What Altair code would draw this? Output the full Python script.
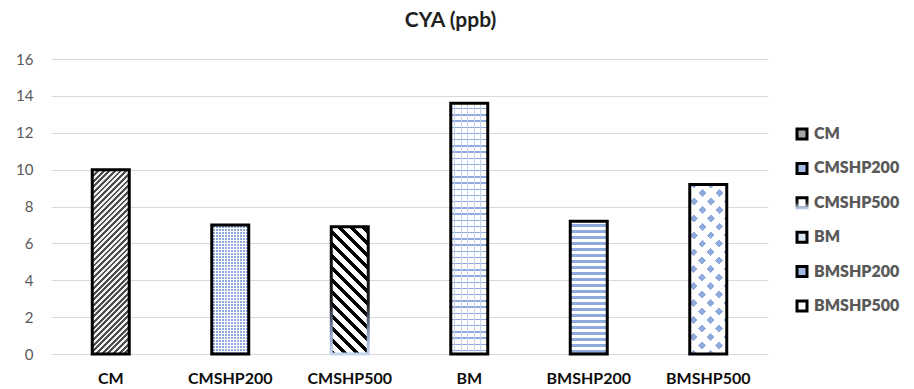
import math
import altair as alt
import pandas as pd

# ---------------- data ----------------
categories = ["CM", "CMSHP200", "CMSHP500", "BM", "BMSHP200", "BMSHP500"]
values = [10.0, 7.0, 6.9, 13.6, 7.2, 9.2]
legend_colors = ["#a6a6a6", "#a9bce6", "#ffffff", "#dde6f5", "#a3b8e3", "#ffffff"]
y_ticks = [0, 2, 4, 6, 8, 10, 12, 14, 16]
title_text = "CYA (ppb)"

# ---------------- layout / style ----------------
PLOT_W, PLOT_H = 717, 295
Y_MAX = 16
BAR_W = 37
FONT = "Lato"
BLUE = "#8faadc"
CLEAR = "rgba(255,255,255,0)"

df = pd.DataFrame({"cat": categories, "val": values})


def stripes(w, h, d, period, c1, frac, c2, phase=0.0):
    """Linear gradient (objectBoundingBox units) that draws stripes of the
    given pixel period perpendicular to direction d on a w x h box."""
    n = math.hypot(*d)
    dx, dy = d[0] / n, d[1] / n
    corners = [(0, 0), (w, 0), (0, h), (w, h)]
    proj = [x * dx + y * dy for x, y in corners]
    m, M = min(proj), max(proj)
    L = M - m
    S = corners[proj.index(m)]
    g0, g1 = w * dx / L, h * dy / L
    gg = g0 * g0 + g1 * g1
    u1, v1 = S[0] / w, S[1] / h
    segs = []
    pos = -phase * period
    while pos < L:
        segs.append((pos, pos + frac * period, c1))
        segs.append((pos + frac * period, pos + period, c2))
        pos += period
    stops = []
    for a, b, col in segs:
        a2, b2 = max(a, 0.0), min(b, L)
        if b2 <= a2:
            continue
        stops.append({"offset": round(a2 / L, 5), "color": col})
        stops.append({"offset": round(b2 / L, 5), "color": col})
    return {
        "gradient": "linear",
        "x1": round(u1, 5), "y1": round(v1, 5),
        "x2": round(u1 + g0 / gg, 5), "y2": round(v1 + g1 / gg, 5),
        "stops": stops,
    }


def bar_h(cat):
    return values[categories.index(cat)] / Y_MAX * PLOT_H


UP = (1, 1)      # "/" stripes
DOWN = (1, -1)   # "\" stripes
HORIZ = (0, 1)
VERT = (1, 0)

fills = {}
w = BAR_W
h = bar_h("CM")
fills["CM"] = [stripes(w, h, UP, 4.0, "#4d4d4d", 0.5, "#f2f2f2")]
h = bar_h("CMSHP200")
fills["CMSHP200"] = [
    {"gradient": "linear", "x1": 0, "y1": 0, "x2": 1, "y2": 0,
     "stops": [{"offset": 0, "color": BLUE}, {"offset": 1, "color": BLUE}]},
    stripes(w, h, HORIZ, 3.0, "#ffffff", 0.33, CLEAR),
    stripes(w, h, VERT, 3.0, "#ffffff", 0.33, CLEAR),
]
h = bar_h("CMSHP500")
fills["CMSHP500"] = [stripes(w, h, DOWN, 8.5, "#000000", 0.45, "#ffffff")]
h = bar_h("BM")
fills["BM"] = [
    stripes(w, h, HORIZ, 6.2, "#ffffff", 0.78, BLUE),
    stripes(w, h, VERT, 6.5, CLEAR, 0.84, "#c2d1ee", phase=0.3),
]
h = bar_h("BMSHP200")
fills["BMSHP200"] = [stripes(w, h, HORIZ, 6.0, "#ffffff", 0.5, BLUE)]
h = bar_h("BMSHP500")
fills["BMSHP500"] = [
    stripes(w, h, UP, 12.0, BLUE, 0.47, "#ffffff"),
    stripes(w, h, DOWN, 12.0, CLEAR, 0.47, "#ffffff"),
]

grad_stroke = {
    "gradient": "linear", "x1": 0, "y1": 0, "x2": 0, "y2": 1,
    "stops": [
        {"offset": 0, "color": "#000000"},
        {"offset": 0.6, "color": "#1a1a1a"},
        {"offset": 0.85, "color": "#8fa3c8"},
        {"offset": 1, "color": "#c5d5ee"},
    ],
}

base = alt.Chart(df).encode(
    x=alt.X(
        "cat:N",
        sort=categories,
        scale=alt.Scale(domain=categories, paddingInner=0, paddingOuter=0),
        axis=alt.Axis(
            title=None, labelAngle=0, labelFont=FONT, labelFontWeight="bold",
            labelFontSize=16, labelColor="#0d0d0d", ticks=False, tickSize=0,
            domain=False, domainOpacity=0, labelPadding=16, grid=False,
            gridOpacity=0, tickOpacity=0,
        ),
    ),
    y=alt.Y(
        "val:Q",
        scale=alt.Scale(domain=[0, Y_MAX], nice=False),
        axis=alt.Axis(
            values=y_ticks, title=None, labelFont=FONT, labelFontSize=15,
            labelColor="#595959", ticks=False, tickSize=0, tickOpacity=0,
            domain=False, domainOpacity=0,
            gridColor="#d9d9d9", gridWidth=1, labelPadding=18,
        ),
    ),
)

legend_stroke_expr = (
    "datum.value === 'CMSHP500' ? {gradient: 'linear', x1: 0, y1: 0, x2: 0, y2: 1, "
    "stops: [{offset: 0, color: '#000000'}, {offset: 0.5, color: '#1a1a1a'}, "
    "{offset: 1, color: '#b4c7e7'}]} : '#000000'"
)

legend_layer = base.mark_bar(size=BAR_W).encode(
    color=alt.Color(
        "cat:N",
        sort=categories,
        scale=alt.Scale(domain=categories, range=legend_colors),
        legend=alt.Legend(
            title=None, orient="none", legendX=743, legendY=67, padding=0,
            symbolType="square", symbolSize=100, symbolStrokeWidth=3,
            symbolStrokeColor={"expr": legend_stroke_expr},
            labelFont=FONT, labelFontSize=16, labelFontWeight=800,
            labelColor="#595959", labelOffset=4, rowPadding=12.4,
        ),
    )
)

layers = [legend_layer]
for c in categories:
    for f in fills[c]:
        layers.append(
            base.transform_filter(alt.datum.cat == c).mark_bar(
                size=BAR_W, fill=f, strokeWidth=0
            )
        )

layers.append(
    base.transform_filter(alt.datum.cat != "CMSHP500").mark_bar(
        size=BAR_W, fillOpacity=0, stroke="#000000", strokeWidth=3
    )
)
layers.append(
    base.transform_filter(alt.datum.cat == "CMSHP500").mark_bar(
        size=BAR_W, fillOpacity=0, stroke=grad_stroke, strokeWidth=3
    )
)

chart = (
    alt.layer(*layers)
    .properties(
        width=PLOT_W,
        height=PLOT_H,
        view=alt.ViewBackground(stroke="transparent", strokeWidth=0, strokeOpacity=0),
        title=alt.TitleParams(
            title_text, font=FONT, fontSize=21, fontWeight="bold",
            color="#1f1f1f", anchor="middle", offset=21, dx=41,
        ),
        autosize=alt.AutoSizeParams(type="none"),
        padding={"left": 51, "top": 59, "right": 146, "bottom": 35},
    )
    .configure_view(stroke="transparent", strokeWidth=0, strokeOpacity=0)
    .configure_axis(domain=False, domainOpacity=0, tickOpacity=0)
    .configure_axisX(grid=False, gridOpacity=0)
    .configure_legend(labelFontWeight="bold")
    .configure(background="#ffffff")
)

chart.save("out.html", embed_options={"renderer": "svg", "actions": False})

→ Brief: Write out the listing above exactly as it stands, pictures excluded.

→ Task answer:
What Altair code would draw this? Output the full Python script.
import math
import altair as alt
import pandas as pd

# ---------------- data ----------------
categories = ["CM", "CMSHP200", "CMSHP500", "BM", "BMSHP200", "BMSHP500"]
values = [10.0, 7.0, 6.9, 13.6, 7.2, 9.2]
legend_colors = ["#a6a6a6", "#a9bce6", "#ffffff", "#dde6f5", "#a3b8e3", "#ffffff"]
y_ticks = [0, 2, 4, 6, 8, 10, 12, 14, 16]
title_text = "CYA (ppb)"

# ---------------- layout / style ----------------
PLOT_W, PLOT_H = 717, 295
Y_MAX = 16
BAR_W = 37
FONT = "Lato"
BLUE = "#8faadc"
CLEAR = "rgba(255,255,255,0)"

df = pd.DataFrame({"cat": categories, "val": values})


def stripes(w, h, d, period, c1, frac, c2, phase=0.0):
    """Linear gradient (objectBoundingBox units) that draws stripes of the
    given pixel period perpendicular to direction d on a w x h box."""
    n = math.hypot(*d)
    dx, dy = d[0] / n, d[1] / n
    corners = [(0, 0), (w, 0), (0, h), (w, h)]
    proj = [x * dx + y * dy for x, y in corners]
    m, M = min(proj), max(proj)
    L = M - m
    S = corners[proj.index(m)]
    g0, g1 = w * dx / L, h * dy / L
    gg = g0 * g0 + g1 * g1
    u1, v1 = S[0] / w, S[1] / h
    segs = []
    pos = -phase * period
    while pos < L:
        segs.append((pos, pos + frac * period, c1))
        segs.append((pos + frac * period, pos + period, c2))
        pos += period
    stops = []
    for a, b, col in segs:
        a2, b2 = max(a, 0.0), min(b, L)
        if b2 <= a2:
            continue
        stops.append({"offset": round(a2 / L, 5), "color": col})
        stops.append({"offset": round(b2 / L, 5), "color": col})
    return {
        "gradient": "linear",
        "x1": round(u1, 5), "y1": round(v1, 5),
        "x2": round(u1 + g0 / gg, 5), "y2": round(v1 + g1 / gg, 5),
        "stops": stops,
    }


def bar_h(cat):
    return values[categories.index(cat)] / Y_MAX * PLOT_H


UP = (1, 1)      # "/" stripes
DOWN = (1, -1)   # "\" stripes
HORIZ = (0, 1)
VERT = (1, 0)

fills = {}
w = BAR_W
h = bar_h("CM")
fills["CM"] = [stripes(w, h, UP, 4.0, "#4d4d4d", 0.5, "#f2f2f2")]
h = bar_h("CMSHP200")
fills["CMSHP200"] = [
    {"gradient": "linear", "x1": 0, "y1": 0, "x2": 1, "y2": 0,
     "stops": [{"offset": 0, "color": BLUE}, {"offset": 1, "color": BLUE}]},
    stripes(w, h, HORIZ, 3.0, "#ffffff", 0.33, CLEAR),
    stripes(w, h, VERT, 3.0, "#ffffff", 0.33, CLEAR),
]
h = bar_h("CMSHP500")
fills["CMSHP500"] = [stripes(w, h, DOWN, 8.5, "#000000", 0.45, "#ffffff")]
h = bar_h("BM")
fills["BM"] = [
    stripes(w, h, HORIZ, 6.2, "#ffffff", 0.78, BLUE),
    stripes(w, h, VERT, 6.5, CLEAR, 0.84, "#c2d1ee", phase=0.3),
]
h = bar_h("BMSHP200")
fills["BMSHP200"] = [stripes(w, h, HORIZ, 6.0, "#ffffff", 0.5, BLUE)]
h = bar_h("BMSHP500")
fills["BMSHP500"] = [
    stripes(w, h, UP, 12.0, BLUE, 0.47, "#ffffff"),
    stripes(w, h, DOWN, 12.0, CLEAR, 0.47, "#ffffff"),
]

grad_stroke = {
    "gradient": "linear", "x1": 0, "y1": 0, "x2": 0, "y2": 1,
    "stops": [
        {"offset": 0, "color": "#000000"},
        {"offset": 0.6, "color": "#1a1a1a"},
        {"offset": 0.85, "color": "#8fa3c8"},
        {"offset": 1, "color": "#c5d5ee"},
    ],
}

base = alt.Chart(df).encode(
    x=alt.X(
        "cat:N",
        sort=categories,
        scale=alt.Scale(domain=categories, paddingInner=0, paddingOuter=0),
        axis=alt.Axis(
            title=None, labelAngle=0, labelFont=FONT, labelFontWeight="bold",
            labelFontSize=16, labelColor="#0d0d0d", ticks=False, tickSize=0,
            domain=False, domainOpacity=0, labelPadding=16, grid=False,
            gridOpacity=0, tickOpacity=0,
        ),
    ),
    y=alt.Y(
        "val:Q",
        scale=alt.Scale(domain=[0, Y_MAX], nice=False),
        axis=alt.Axis(
            values=y_ticks, title=None, labelFont=FONT, labelFontSize=15,
            labelColor="#595959", ticks=False, tickSize=0, tickOpacity=0,
            domain=False, domainOpacity=0,
            gridColor="#d9d9d9", gridWidth=1, labelPadding=18,
        ),
    ),
)

legend_stroke_expr = (
    "datum.value === 'CMSHP500' ? {gradient: 'linear', x1: 0, y1: 0, x2: 0, y2: 1, "
    "stops: [{offset: 0, color: '#000000'}, {offset: 0.5, color: '#1a1a1a'}, "
    "{offset: 1, color: '#b4c7e7'}]} : '#000000'"
)

legend_layer = base.mark_bar(size=BAR_W).encode(
    color=alt.Color(
        "cat:N",
        sort=categories,
        scale=alt.Scale(domain=categories, range=legend_colors),
        legend=alt.Legend(
            title=None, orient="none", legendX=743, legendY=67, padding=0,
            symbolType="square", symbolSize=100, symbolStrokeWidth=3,
            symbolStrokeColor={"expr": legend_stroke_expr},
            labelFont=FONT, labelFontSize=16, labelFontWeight=800,
            labelColor="#595959", labelOffset=4, rowPadding=12.4,
        ),
    )
)

layers = [legend_layer]
for c in categories:
    for f in fills[c]:
        layers.append(
            base.transform_filter(alt.datum.cat == c).mark_bar(
                size=BAR_W, fill=f, strokeWidth=0
            )
        )

layers.append(
    base.transform_filter(alt.datum.cat != "CMSHP500").mark_bar(
        size=BAR_W, fillOpacity=0, stroke="#000000", strokeWidth=3
    )
)
layers.append(
    base.transform_filter(alt.datum.cat == "CMSHP500").mark_bar(
        size=BAR_W, fillOpacity=0, stroke=grad_stroke, strokeWidth=3
    )
)

chart = (
    alt.layer(*layers)
    .properties(
        width=PLOT_W,
        height=PLOT_H,
        view=alt.ViewBackground(stroke="transparent", strokeWidth=0, strokeOpacity=0),
        title=alt.TitleParams(
            title_text, font=FONT, fontSize=21, fontWeight="bold",
            color="#1f1f1f", anchor="middle", offset=21, dx=41,
        ),
        autosize=alt.AutoSizeParams(type="none"),
        padding={"left": 51, "top": 59, "right": 146, "bottom": 35},
    )
    .configure_view(stroke="transparent", strokeWidth=0, strokeOpacity=0)
    .configure_axis(domain=False, domainOpacity=0, tickOpacity=0)
    .configure_axisX(grid=False, gridOpacity=0)
    .configure_legend(labelFontWeight="bold")
    .configure(background="#ffffff")
)

chart.save("out.html", embed_options={"renderer": "svg", "actions": False})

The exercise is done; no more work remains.